I remember feeling disappointed. What did that have to do with our good old insult, that we hear everywhere ? Why on earth would it be an insult ? Nobody uses the many words that exist to describe the male anatomy in French as in insult, do they ? (Though, you could say someone is con comme une bite, literally, 'dumb as a dick' which comes out as redundant way to make the gender issue even. But I didn't know that back then ; my bad words skills came to me later).
Still, it has continuously puzzled me. It's probably a question of time, I thought afterwards. Bad words do age, and they get milder and milder with time. The meaning that's still in the dictionary hasn't been used in decades, and the world that was once as shocking as your c-word slowly became a familiar friend that everybody uses.
We use it a lot : 'What a con, this one !'
- and occasionally apply it to ourselves : 'What a con, I forgot the milk again !'
- we can feminize it : conne K-oh-nnuh 'What a conne, I forgot the milk !' (which is ironic again, considering the etymology)
- or use it with a suffix : connard (m), connasse (f), without really altering the meaning. Only it makes it a little more aggressive. 'That was a red light, connard !' (note that the last d is silent)
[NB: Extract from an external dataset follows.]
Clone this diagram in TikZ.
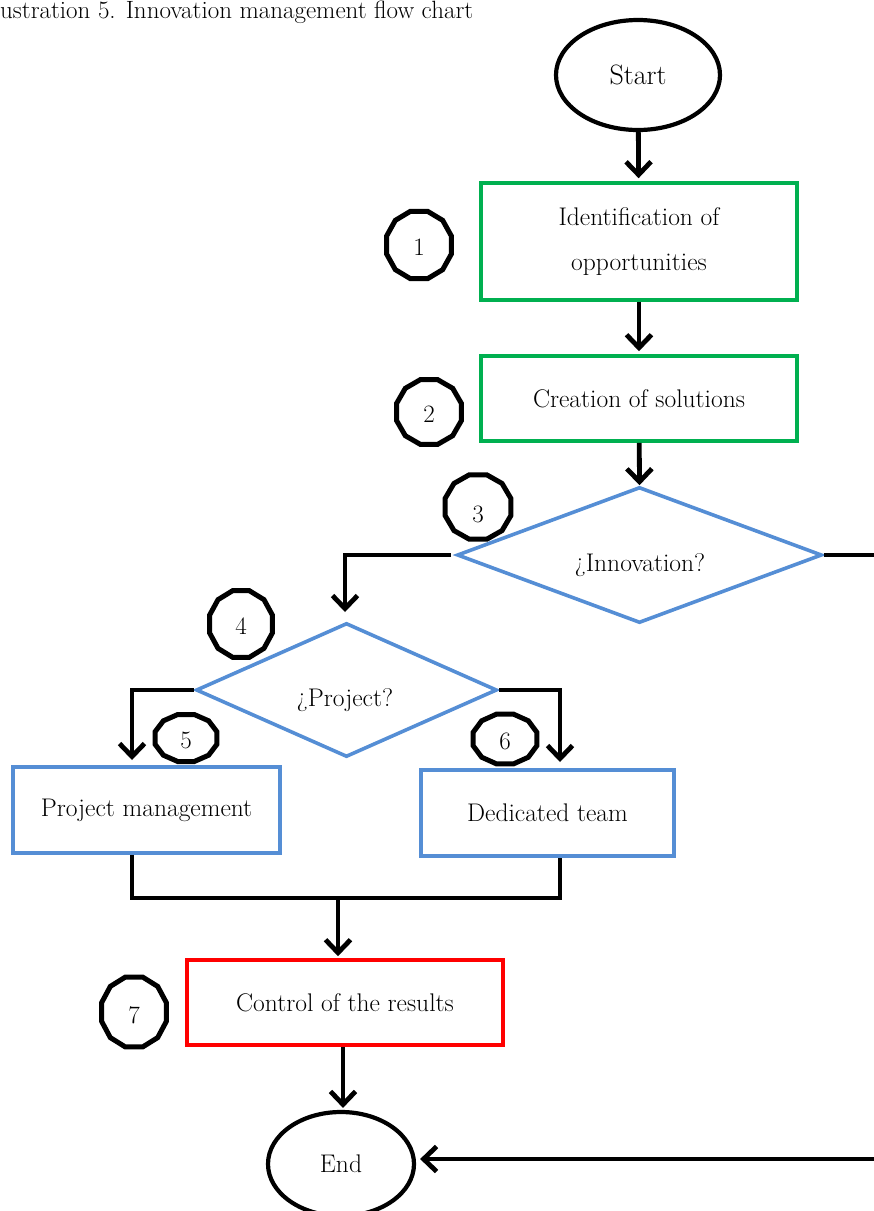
\documentclass[tikz,border=0pt]{standalone}
\usepackage{fontspec}
\usetikzlibrary{shapes.geometric,arrows.meta,calc}
\definecolor{boxgreen}{RGB}{0,176,80}
\definecolor{boxblue}{RGB}{85,142,213}
\definecolor{boxred}{RGB}{255,0,0}
\tikzset{
  conn/.style={line width=4.8pt, black, line join=miter},
  arr/.style={conn, -{Straight Barb[length=13pt,width=25pt]}},
  stepbox/.style={rectangle, draw=#1, line width=3.6pt, inner sep=0pt,
    font=\fontsize{25.5}{45}\selectfont, align=center},
  decision/.style={diamond, draw=boxblue, line width=3.6pt, inner sep=0pt},
  terminal/.style={ellipse, draw=black, line width=4.2pt, inner sep=0pt},
  num/.style={regular polygon, regular polygon sides=12, draw=black,
    line width=5pt, inner sep=0pt, minimum size=62pt},
  numtxt/.style={inner sep=0pt, font=\fontsize{25}{28}\selectfont},
  txt/.style={inner sep=0pt, font=\fontsize{25.5}{28}\selectfont}
}
\begin{document}
\begin{tikzpicture}[x=1pt,y=1pt]
\useasboundingbox (0,0) rectangle (874,-1211);
\clip (0,0) rectangle (874,-1211);

% caption
\node[anchor=base west, inner sep=0pt, font=\fontsize{25}{28}\selectfont]
  (title) at (0,-18.5) {ustration 5. Innovation management flow chart};

% terminals
\node[terminal, minimum width=164pt, minimum height=110pt,
  font=\fontsize{28}{32}\selectfont] (start) at (638,-75) {Start};
\node[terminal, minimum width=146pt, minimum height=104pt,
  font=\fontsize{25.5}{28}\selectfont] (end) at (341,-1164) {End};

% process boxes
\node[stepbox=boxgreen, minimum width=316pt, minimum height=117pt]
  (b1) at (639,-241.5) {Identification of\\opportunities};
\node[stepbox=boxgreen, minimum width=316pt, minimum height=85pt]
  (b2) at (639,-398.5) {Creation of solutions};
\node[stepbox=boxblue, minimum width=267pt, minimum height=86pt]
  (b5) at (146.5,-810) {Project management};
\node[stepbox=boxblue, minimum width=253pt, minimum height=86pt]
  (b6) at (547.5,-813) {Dedicated team};
\node[stepbox=boxred, minimum width=316pt, minimum height=85pt]
  (b7) at (345,-1002.5) {Control of the results};

% decisions
\node[decision, minimum width=365pt, minimum height=136pt] (d1) at (639.5,-555) {};
\node[txt] (t1) at (640,-565) {¿Innovation?};
\node[decision, minimum width=301pt, minimum height=134pt] (d2) at (346.5,-690) {};
\node[txt] (t2) at (345,-700) {¿Project?};

% step numbers
\node[num, minimum size=67pt, yscale=1.04] (n1) at (419,-245) {};
\node[num, minimum size=67pt, yscale=1.0] (n2) at (429,-412) {};
\node[num, minimum size=68pt, yscale=0.98] (n3) at (478,-507) {};
\node[num, minimum size=65pt, yscale=1.06] (n4) at (241,-624) {};
\node[num, minimum size=64pt, yscale=0.76] (n5) at (186,-738) {};
\node[num, minimum size=66pt, yscale=0.78] (n6) at (505,-739) {};
\node[num, minimum size=67pt, yscale=1.08] (n7) at (134,-1012) {};
\foreach \n/\dy in {1/2,2/2,3/7,4/2,5/2,6/2,7/3}
  \node[numtxt] (l\n) at ([yshift=-\dy pt]n\n.center) {\n};

% branch points
\coordinate (j4) at (345,-612);
\coordinate (j5) at (132,-760);
\coordinate (j6) at (560,-762);
\coordinate (m) at (338,-898);
\coordinate (r1) at (880,-555);
\coordinate (r2) at (880,-1159);

% connectors
\draw[arr, shorten >=3pt] (start) -- (b1);
\draw[arr, shorten >=3pt] (b1) -- (b2);
\draw[arr] (b2) -- (d1.north);
\draw[arr] ([xshift=-4pt]d1.west) -| (j4);
\draw[arr] (d2.west) -| (j5);
\draw[arr] (d2.east) -| (j6);
\draw[conn] (j5 |- b5.south) |- (m) -| (j6 |- b6.south);
\draw[arr, shorten >=2pt] (m) -- (m |- b7.north);
\draw[arr, shorten >=2pt] ($(b7.south)+(-2,0)$) -- ($(end.north)+(2,0)$);
\draw[conn] (d1.east) -- (r1) -- (r2);
\draw[arr, shorten >=4pt] (r2) -- (r2 -| end.east);
\end{tikzpicture}
\end{document}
Occasionally used by the highest moral authorities (though not without a good deal of media turmoil), like in Casse toi alors, pauv'con, namely, 'Beat it then, you asshole'. The famous sentence, which has since turned into a gimmick, was uttered in public and in front of the cameras by Nicolas Sarkozy, then serving as president of our beautiful republic, and directed to a guy who aggressively refused to shake his hand.